* [Exercise instructions]:
Scan the data. Collect each line that contains the word "chart".

** start Data provided **

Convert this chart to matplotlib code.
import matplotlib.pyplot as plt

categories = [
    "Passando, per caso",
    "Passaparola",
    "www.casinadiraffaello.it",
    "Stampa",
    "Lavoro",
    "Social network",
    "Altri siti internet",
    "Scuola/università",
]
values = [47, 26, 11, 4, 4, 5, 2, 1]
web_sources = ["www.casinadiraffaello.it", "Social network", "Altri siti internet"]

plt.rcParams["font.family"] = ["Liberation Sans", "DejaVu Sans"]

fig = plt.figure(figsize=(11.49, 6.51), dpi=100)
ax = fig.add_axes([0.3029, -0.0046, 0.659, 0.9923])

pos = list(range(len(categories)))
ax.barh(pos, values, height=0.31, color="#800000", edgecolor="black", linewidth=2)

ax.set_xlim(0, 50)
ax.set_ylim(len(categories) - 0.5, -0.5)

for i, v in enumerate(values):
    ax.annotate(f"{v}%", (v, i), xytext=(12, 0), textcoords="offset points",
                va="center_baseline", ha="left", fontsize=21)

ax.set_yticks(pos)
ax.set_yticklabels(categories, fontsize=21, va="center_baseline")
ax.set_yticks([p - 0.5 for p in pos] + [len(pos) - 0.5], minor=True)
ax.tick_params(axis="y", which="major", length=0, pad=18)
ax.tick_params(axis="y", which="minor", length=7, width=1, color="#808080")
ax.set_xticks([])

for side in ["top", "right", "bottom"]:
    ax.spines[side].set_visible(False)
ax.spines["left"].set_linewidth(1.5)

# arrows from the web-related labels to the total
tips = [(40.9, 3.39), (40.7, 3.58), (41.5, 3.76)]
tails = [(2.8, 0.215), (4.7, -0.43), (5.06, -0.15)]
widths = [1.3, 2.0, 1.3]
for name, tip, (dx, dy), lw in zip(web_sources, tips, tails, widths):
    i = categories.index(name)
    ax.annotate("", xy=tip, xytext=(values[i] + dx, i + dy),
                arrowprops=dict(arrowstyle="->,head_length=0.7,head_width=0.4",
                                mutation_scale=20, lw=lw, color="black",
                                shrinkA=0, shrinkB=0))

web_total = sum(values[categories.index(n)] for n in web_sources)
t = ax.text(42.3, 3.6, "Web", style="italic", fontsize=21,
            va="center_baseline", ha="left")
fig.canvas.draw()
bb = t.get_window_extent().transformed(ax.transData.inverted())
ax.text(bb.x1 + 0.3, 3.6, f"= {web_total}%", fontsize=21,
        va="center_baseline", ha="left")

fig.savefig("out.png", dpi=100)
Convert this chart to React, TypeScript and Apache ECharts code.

** end Data provided **

* [Correct output]:
Convert this chart to matplotlib code.
Convert this chart to React, TypeScript and Apache ECharts code.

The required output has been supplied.